With the central character so wobbly, it is expected that Adipurush will be weak. What it also turns out to be is a long-winded joke. Characters speak in colloquial Mumbaiyya, Raavan's 10 heads have 'conversations' among themselves, Lanka, guarded by orcs and vampires, is degraded to a bargain-basement version of Gotham, and Saif Ali Khan features in what is probably his worst role in recent memory.

Saif's Lankesh/ Raavan is demonised to the point of becoming a caricature. Looking more like a missing member of a Norwegian punk metal band, Lankesh is bizarrely buffed-up (this one is definitely more than a 56-inch chest), walks with a swagger that ends up looking more like a limp, rides a monstrous dragon-like creature that snarls more than he does and getting massaged by a bunch of pythons is his idea of a rest day. Saif, otherwise a fine actor, can sportingly take a joke, but Adipurush is clearly a cruel one which he seems to have been thrust into with no way out.

And yet, Lankesh is not the worst bit in Adipurush. The eye-watering visual effects, which come into play almost immediately after the opening credits dispense off with the backstory of Raghav, Janki/Sita and Shesh/Lakshman being exiled to the forest for 14 years, hit the audience thick and fast, leaving no room for emotional depth or story build-up. In fact, all of Adipurush feels like a live-action comic book, but one which is executed very, very sloppily. The only redeeming feature is Ajay-Atul's music.

With computer graphics becoming Adipurush's only available crutch, every visual is cranked up with little rhyme or reason. Shesh being revived from the dead by a ritual using the famed sanjeevani booti is framed like some sort of paranormal activity. Sunny Singh — Titu of Sonu Ke Titu Ki Sweety — looks just as inert when he is alive. Lankesh's son Meghnad/ Indrajit (Vatsal Sheth) sports tattoos and dreadlocks and when lighting up Hanuman's (played by Devdutta Nage) tail, tells him: "Jali na... jiski jalti hai woh hi jaanta hain...." Hanuman's retort: "Kapda tere baap ka. Tel tere baap ka. Aag bhi tere baap ki. Toh jalegi bhi tere baap ki." We are all for rebranding and relevance, but these kinds of lines are completely out of sync in a film like this.

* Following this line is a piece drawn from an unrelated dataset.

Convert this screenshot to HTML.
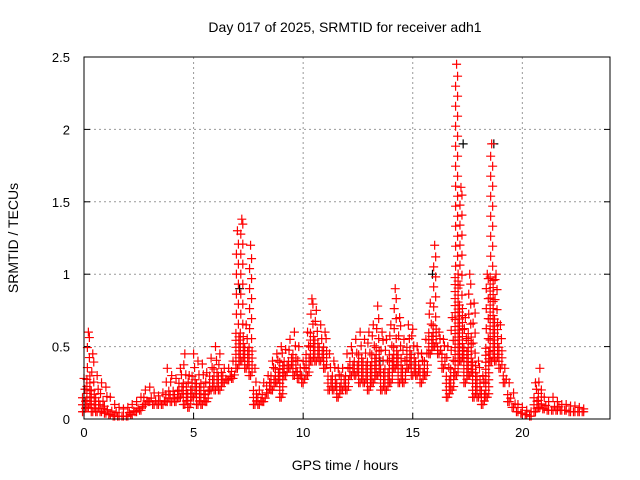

In another scene, a character walks in and reprimands another with: "Tere bua ka bageecha hai jo ghumne chala aaya? Ab main tujhe dhounga".

In their first meeting, Shesh and Hanuman play a few knock-knock kind of jokes that would make Sara Ali Khan proud. Kriti Sanon as Janki has a perpetual deer-in-the-headlights expression. She was probably the only one who gauged what a disaster Adipurush was going to be. We should have been warned.